De Palma has adapted James Ellroy’s book about the mystery into a fiendishly complicated thriller that poisons everyone it touches. But he left most of the logic on the cutting room floor to flatter his own lavish cinematic effects.
Aaron Eckhart and Josh Hartnett are a pair of amateur boxers who’ve signed up as cops with the LAPD. They are tough, dashing poster-boys with a string of high-profile busts under their belts. Hartnett — the narrator and the moral voice of reason in these harsh times — is infatuated by his suspiciously wealthy partner and his ludicrously glamorous girlfriend (Scarlett Johansson), a sizzling Monroe tease who spends most of the film rolling a phantom marble around her plump red mouth while chomping on a cigarette holder.
The lopsided loyalty duly unravels when Eckhart becomes fixated on the crime. You could boil eggs on the witty candour of the script, but the plot is a brutal and badly signposted mess. The film is full of De Palma’s staple ingredients: wonderful camera lifts, body doubles, women dressed to kill, period pornography, and references to Hitchcock that will make film buffs squeal. The director even casts himself in an off-camera role as a seedy director whose black and white audition tapes with the doomed Black Dahlia (Mia Kirshner) are as voyeuristic as they are chilly.

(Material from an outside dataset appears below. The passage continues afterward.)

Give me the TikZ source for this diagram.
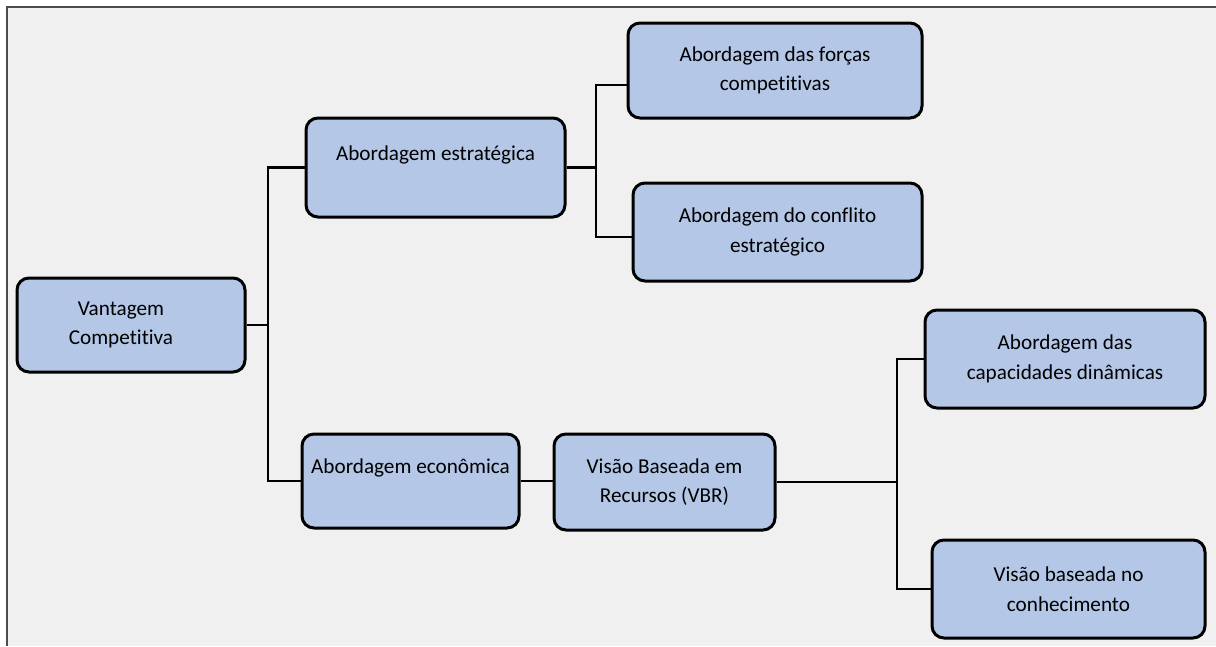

There’s something monstrously corny about the referential orgy, but De Palma’s incestuous Addams family villains are a crooked joy, particularly John Kavanagh as a wealthy and unscrupulous art-collecting mogul, and his drunk and deranged artistocratic wife (Fiona Shaw). Their daughter (Hilary Swank) steals the film as the privileged prime suspect and deadpan femme fatale, morbidly drawn to Hartnett like a spider to a fly.